Northern Trust Corporation reported on Tuesday that its first-quarter net income rose 34% from a year earlier, as the Chicago-based financial services firm benefited from significant client inflows and strength in global equity and bond markets. For the quarter ending March 31, 2026, the company posted net income of $525.5 million, or $2.71 per diluted share. This performance represents a sharp increase from the $392 million, or $1.90 per share, recorded during the same period in 2025.
The results comfortably exceeded the expectations of analysts surveyed by FactSet, who had projected earnings of $2.33 per share. Total revenue on a fully taxable equivalent basis climbed 14% to $2.21 billion, surpassing the average analyst target of $2.12 billion. Management attributed the growth to a combination of improved organic business, elevated client activity, and favorable interest rate and market conditions.
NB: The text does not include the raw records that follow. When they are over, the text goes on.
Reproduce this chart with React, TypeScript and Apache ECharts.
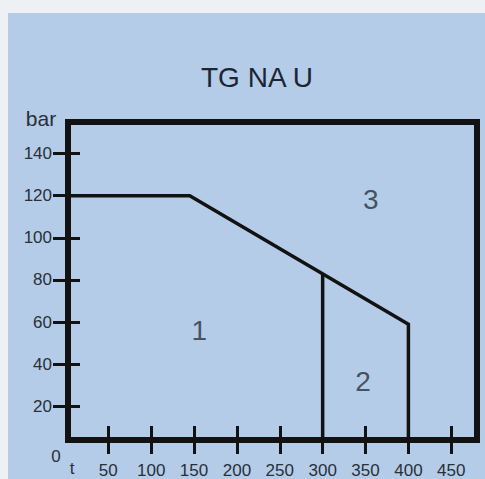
import React, { useEffect, useRef } from "react";
import * as echarts from "echarts";

const chartTitle = "TG NA U";
const xTicks = [50, 100, 150, 200, 250, 300, 350, 400, 450];
const yTicks = [20, 40, 60, 80, 100, 120, 140];
const xRange = [3, 480];
const yRange = [4, 155];
const boundary = [
  [0, 120],
  [145, 120],
  [400, 59],
  [400, 0],
];
const divider = [
  [300, 83],
  [300, 0],
];
const regionNames = ["1", "2", "3"];
const regionX = [156, 347, 356];
const regionY = [56, 32, 118];
const yName = "bar";
const xName = "t";
const originLabel = "0";

const FONT = "'Liberation Sans', Arial, sans-serif";
const INK = "#121212";
const TEXT = "#283038";

export default function App() {
  const ref = useRef<HTMLDivElement>(null);
  useEffect(() => {
    if (!ref.current) return;
    const chart = echarts.init(ref.current, undefined, { renderer: "svg" });
    chart.setOption({
      animation: false,
      backgroundColor: "#b4cce8",
      textStyle: { fontFamily: FONT },
      grid: {
        left: 68,
        right: 8,
        top: 122,
        bottom: 36,
        show: true,
        borderColor: INK,
        borderWidth: 6,
        backgroundColor: "transparent",
      },
      xAxis: {
        type: "value",
        min: xRange[0],
        max: xRange[1],
        position: "bottom",
        offset: -14,
        axisLine: { show: false },
        splitLine: { show: false },
        axisTick: {
          show: true,
          customValues: xTicks,
          length: 28,
          lineStyle: { color: INK, width: 3 },
        },
        axisLabel: {
          customValues: xTicks,
          margin: 36,
          fontSize: 17,
          color: TEXT,
          fontFamily: FONT,
        },
      },
      yAxis: {
        type: "value",
        min: yRange[0],
        max: yRange[1],
        position: "left",
        offset: -12,
        axisLine: { show: false },
        splitLine: { show: false },
        axisTick: {
          show: true,
          customValues: yTicks,
          length: 27,
          lineStyle: { color: INK, width: 3 },
        },
        axisLabel: {
          customValues: yTicks,
          margin: 28,
          fontSize: 17,
          color: TEXT,
          fontFamily: FONT,
        },
      },
      graphic: [
        { type: "rect", shape: { x: 0, y: 0, width: 485, height: 13 }, style: { fill: "#eef1f4" }, silent: true },
        { type: "rect", shape: { x: 0, y: 0, width: 8, height: 479 }, style: { fill: "#eef1f4" }, silent: true },
        {
          type: "text",
          x: 257,
          y: 77,
          style: { text: chartTitle, fontSize: 28, fontFamily: FONT, fill: "#1c2633", align: "center", verticalAlign: "middle" },
        },
        {
          type: "text",
          x: 41,
          y: 118,
          style: { text: yName, fontSize: 21, fontFamily: FONT, fill: TEXT, align: "center", verticalAlign: "middle" },
        },
        {
          type: "text",
          x: 56,
          y: 456,
          style: { text: originLabel, fontSize: 17, fontFamily: FONT, fill: TEXT, align: "center", verticalAlign: "middle" },
        },
        {
          type: "text",
          x: 72,
          y: 468,
          style: { text: xName, fontSize: 17, fontFamily: FONT, fill: TEXT, align: "center", verticalAlign: "middle" },
        },
      ],
      series: [
        {
          type: "line",
          data: boundary,
          symbol: "none",
          lineStyle: { color: INK, width: 3.5, join: "miter" },
          z: 3,
        },
        {
          type: "line",
          data: divider,
          symbol: "none",
          lineStyle: { color: INK, width: 3.5 },
          z: 3,
        },
        {
          type: "scatter",
          data: regionNames.map((n, i) => ({ name: n, value: [regionX[i], regionY[i]] })),
          symbol: "circle",
          symbolSize: 1,
          itemStyle: { color: "transparent" },
          label: {
            show: true,
            position: "inside",
            formatter: (p: any) => p.name,
            fontSize: 28,
            fontFamily: FONT,
            color: TEXT,
          },
        },
      ],
    });
    return () => chart.dispose();
  }, []);
  return (
    <div
      ref={ref}
      style={{ position: "fixed", left: 0, top: 0, width: 485, height: 479 }}
    />
  );
}
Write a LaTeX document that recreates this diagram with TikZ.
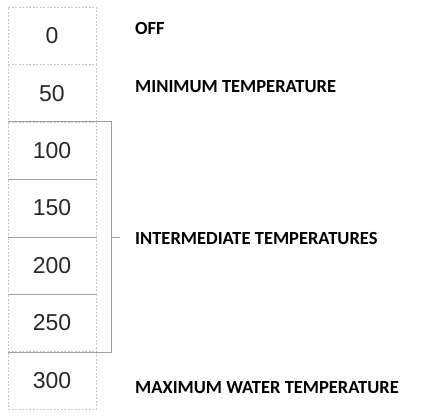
\documentclass[tikz,border=0pt]{standalone}
\usepackage{fontspec}
\setmainfont{Liberation Sans}
\newfontfamily\labelfont{Carlito}
\definecolor{boxgray}{RGB}{200,200,200}
\definecolor{bracegray}{RGB}{160,160,160}
\definecolor{numgray}{RGB}{40,40,40}
\tikzset{
  cell/.style={draw=boxgray, dash pattern=on 2pt off 1.5pt, minimum width=88pt,
    minimum height=57.43pt, inner sep=0pt, text=numgray, font=\fontsize{23}{23}\selectfont},
  setting/.style={anchor=west, inner sep=0pt,
    font=\labelfont\bfseries\fontsize{18.5}{18.5}\selectfont}
}
\begin{document}
\begin{tikzpicture}[x=1pt,y=-1pt]
    \useasboundingbox (0,0) rectangle (427,416);
    \foreach \v [count=\i from 0] in {0,50,...,300}
        \node[cell] (cell\i) at (52,35.7+57.43*\i) {\v};
    \coordinate (rail) at (111,0);
    \draw[bracegray] (cell2.north west) -- (cell2.north -| rail) -- (cell5.south -| rail) -- (cell5.south west);
    \foreach \i in {2,3,4}
        \draw[bracegray] (cell\i.south west) -- (cell\i.south east);
    \draw[bracegray] (cell3.south -| rail) -- ++(9,0) coordinate (tick);
    \node[setting] (off) at (135,28) {OFF};
    \node[setting] (minimum) at (135,87) {MINIMUM TEMPERATURE};
    \node[setting] (intermediate) at (135,238) {INTERMEDIATE TEMPERATURES};
    \node[setting] (maximum) at (135,388) {MAXIMUM WATER TEMPERATURE};
\end{tikzpicture}
\end{document}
Trust, investment, and other servicing fees, the company’s primary revenue driver, rose 11% year-over-year to $1.34 billion. Within this segment, asset servicing fees reached $740.5 million, up 10% from the prior year, while wealth management fees grew 11% to $600.9 million. These increases were supported by higher market valuations and net new business. As of March 31, total assets under custody or administration reached $18.554 trillion, a 10% increase from $16.9 trillion a year ago. Assets under management also grew 11% to $1.78 trillion.
Net interest income on a fully taxable equivalent basis rose 15% to $661.6 million, compared to $573.7 million in the first quarter of 2025. The company reported that average earning assets expanded 11% to $142.1 billion, driven by higher deposit levels. Although net interest income grew year-over-year, the company noted that net interest margins faced some sequential pressure due to rising funding costs.
Northern Trust maintained disciplined expense management during the period, with noninterest expenses rising 6% to $1.51 billion. This resulted in more than 700 basis points of positive operating leverage and a pre-tax margin of 32.0%. The return on average common equity improved to 17.4%, up from 13.0% in the prior-year quarter.
In a statement, Chairman and Chief Executive Officer Michael O’Grady said the firm began 2026 with strong financial momentum, underscoring the effectiveness of its diversified business model. O’Grady noted that while global economic uncertainty persists, the firm remains focused on strengthening its global franchise and supporting its clients.
The company returned $509.7 million to common shareholders during the quarter through $150.8 million in dividends and $358.9 million in share repurchases. Northern Trust repurchased approximately 2.5 million shares at an average price of $144.25 and maintained its quarterly dividend at $0.80 per share.